>> begin Data shown
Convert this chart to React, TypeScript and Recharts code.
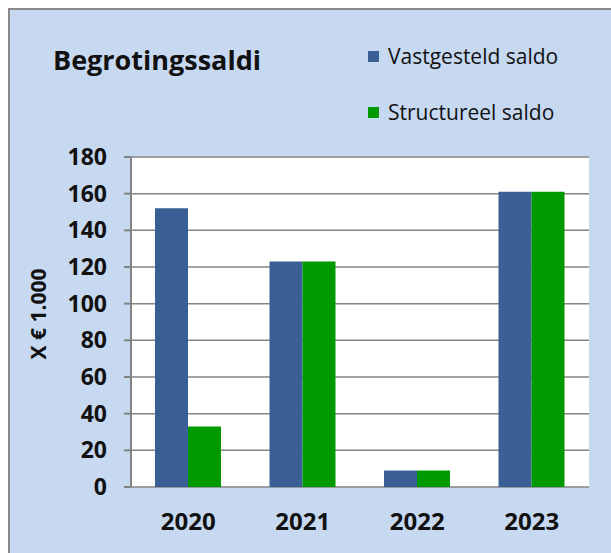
import { BarChart, Bar, XAxis, YAxis, CartesianGrid, Legend } from 'recharts'

const years = ['2020', '2021', '2022', '2023'];
const vastgesteld = [152, 123, 9, 161];
const structureel = [33, 123, 9, 161];
const seriesNames = ['Vastgesteld saldo', 'Structureel saldo'];
const yTicks = [0, 20, 40, 60, 80, 100, 120, 140, 160, 180];
const boundaryTicks = [0, 1, 2, 3, 4];

const data = years.map((year, i) => ({
    year,
    vastgesteld: vastgesteld[i],
    structureel: structureel[i],
}));

const FONT = '"Open Sans", sans-serif';
const AXIS = '#848484';

const LegendContent = (props: any) => {
    const items = [...(props.payload || [])].sort(
        (a: any, b: any) => seriesNames.indexOf(a.value) - seriesNames.indexOf(b.value)
    );
    return (
        <div style={{ fontFamily: FONT, fontSize: 21, color: '#111' }}>
            {items.map((entry: any, i: number) => (
                <div key={i} style={{ display: 'flex', alignItems: 'center', height: 24, marginBottom: i === 0 ? 32 : 0 }}>
                    <span style={{ width: 11, height: 11, background: entry.color, marginRight: 9 }} />
                    <span>{entry.value}</span>
                </div>
            ))}
        </div>
    );
};

const YLabel = (props: any) => {
    const { viewBox } = props;
    const cx = viewBox.x + 28;
    const cy = viewBox.y + viewBox.height / 2 - 8;
    return (
        <text x={cx} y={cy} transform={`rotate(-90 ${cx} ${cy})`} textAnchor="middle" dominantBaseline="central"
              fontFamily={FONT} fontWeight={700} fontSize={21} fill="#111">
            X € 1.000
        </text>
    );
};

const App = () => {
    return (
        <div style={{ position: 'absolute', left: 8, top: 8, width: 603, height: 545, background: '#C6D9F1', borderLeft: '2px solid #8a8a8a', borderTop: '2px solid #8a8a8a', boxSizing: 'border-box' }}>
            <div style={{ position: 'absolute', left: 43, top: 36, fontFamily: FONT, fontWeight: 700, fontSize: 27, lineHeight: '27px', color: '#111' }}>
                Begrotingssaldi
            </div>
            <BarChart
                width={601}
                height={543}
                data={data}
                barSize={33}
                barGap={0}
                margin={{ top: 147, right: 22, bottom: 26, left: 0 }}
            >
                <CartesianGrid vertical={false} stroke={AXIS} strokeWidth={1.5} fill="#ffffff" />
                <XAxis
                    xAxisId="edges"
                    type="number"
                    domain={[0, 4]}
                    ticks={boundaryTicks}
                    height={0}
                    tick={false}
                    tickSize={7}
                    stroke={AXIS}
                    strokeWidth={2}
                    allowDataOverflow
                />
                <XAxis
                    dataKey="year"
                    height={40}
                    axisLine={false}
                    tickLine={false}
                    tickSize={0}
                    tickMargin={26}
                    tick={{ fontFamily: FONT, fontWeight: 700, fontSize: 24, fill: '#111' }}
                />
                <YAxis
                    width={121}
                    domain={[0, 180]}
                    ticks={yTicks}
                    interval={0}
                    stroke={AXIS}
                    strokeWidth={2}
                    tickSize={7}
                    tickMargin={17}
                    tick={{ fontFamily: FONT, fontWeight: 700, fontSize: 23, fill: '#111' }}
                    label={<YLabel />}
                />
                <Legend
                    layout="vertical"
                    verticalAlign="middle"
                    align="center"
                    wrapperStyle={{ left: 358, top: 34, width: 240 }}
                    content={<LegendContent />}
                />
                <Bar dataKey="vastgesteld" name={seriesNames[0]} fill="#3A5F94" isAnimationActive={false} />
                <Bar dataKey="structureel" name={seriesNames[1]} fill="#009900" isAnimationActive={false} />
            </BarChart>
        </div>
    );
};

export default App;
>> end Data shown
§ **To be done**
Quote the data exactly, leaving every image out of the copy.

§ **Completed exercise**
Convert this chart to React, TypeScript and Recharts code.
import { BarChart, Bar, XAxis, YAxis, CartesianGrid, Legend } from 'recharts'

const years = ['2020', '2021', '2022', '2023'];
const vastgesteld = [152, 123, 9, 161];
const structureel = [33, 123, 9, 161];
const seriesNames = ['Vastgesteld saldo', 'Structureel saldo'];
const yTicks = [0, 20, 40, 60, 80, 100, 120, 140, 160, 180];
const boundaryTicks = [0, 1, 2, 3, 4];

const data = years.map((year, i) => ({
    year,
    vastgesteld: vastgesteld[i],
    structureel: structureel[i],
}));

const FONT = '"Open Sans", sans-serif';
const AXIS = '#848484';

const LegendContent = (props: any) => {
    const items = [...(props.payload || [])].sort(
        (a: any, b: any) => seriesNames.indexOf(a.value) - seriesNames.indexOf(b.value)
    );
    return (
        <div style={{ fontFamily: FONT, fontSize: 21, color: '#111' }}>
            {items.map((entry: any, i: number) => (
                <div key={i} style={{ display: 'flex', alignItems: 'center', height: 24, marginBottom: i === 0 ? 32 : 0 }}>
                    <span style={{ width: 11, height: 11, background: entry.color, marginRight: 9 }} />
                    <span>{entry.value}</span>
                </div>
            ))}
        </div>
    );
};

const YLabel = (props: any) => {
    const { viewBox } = props;
    const cx = viewBox.x + 28;
    const cy = viewBox.y + viewBox.height / 2 - 8;
    return (
        <text x={cx} y={cy} transform={`rotate(-90 ${cx} ${cy})`} textAnchor="middle" dominantBaseline="central"
              fontFamily={FONT} fontWeight={700} fontSize={21} fill="#111">
            X € 1.000
        </text>
    );
};

const App = () => {
    return (
        <div style={{ position: 'absolute', left: 8, top: 8, width: 603, height: 545, background: '#C6D9F1', borderLeft: '2px solid #8a8a8a', borderTop: '2px solid #8a8a8a', boxSizing: 'border-box' }}>
            <div style={{ position: 'absolute', left: 43, top: 36, fontFamily: FONT, fontWeight: 700, fontSize: 27, lineHeight: '27px', color: '#111' }}>
                Begrotingssaldi
            </div>
            <BarChart
                width={601}
                height={543}
                data={data}
                barSize={33}
                barGap={0}
                margin={{ top: 147, right: 22, bottom: 26, left: 0 }}
            >
                <CartesianGrid vertical={false} stroke={AXIS} strokeWidth={1.5} fill="#ffffff" />
                <XAxis
                    xAxisId="edges"
                    type="number"
                    domain={[0, 4]}
                    ticks={boundaryTicks}
                    height={0}
                    tick={false}
                    tickSize={7}
                    stroke={AXIS}
                    strokeWidth={2}
                    allowDataOverflow
                />
                <XAxis
                    dataKey="year"
                    height={40}
                    axisLine={false}
                    tickLine={false}
                    tickSize={0}
                    tickMargin={26}
                    tick={{ fontFamily: FONT, fontWeight: 700, fontSize: 24, fill: '#111' }}
                />
                <YAxis
                    width={121}
                    domain={[0, 180]}
                    ticks={yTicks}
                    interval={0}
                    stroke={AXIS}
                    strokeWidth={2}
                    tickSize={7}
                    tickMargin={17}
                    tick={{ fontFamily: FONT, fontWeight: 700, fontSize: 23, fill: '#111' }}
                    label={<YLabel />}
                />
                <Legend
                    layout="vertical"
                    verticalAlign="middle"
                    align="center"
                    wrapperStyle={{ left: 358, top: 34, width: 240 }}
                    content={<LegendContent />}
                />
                <Bar dataKey="vastgesteld" name={seriesNames[0]} fill="#3A5F94" isAnimationActive={false} />
                <Bar dataKey="structureel" name={seriesNames[1]} fill="#009900" isAnimationActive={false} />
            </BarChart>
        </div>
    );
};

export default App;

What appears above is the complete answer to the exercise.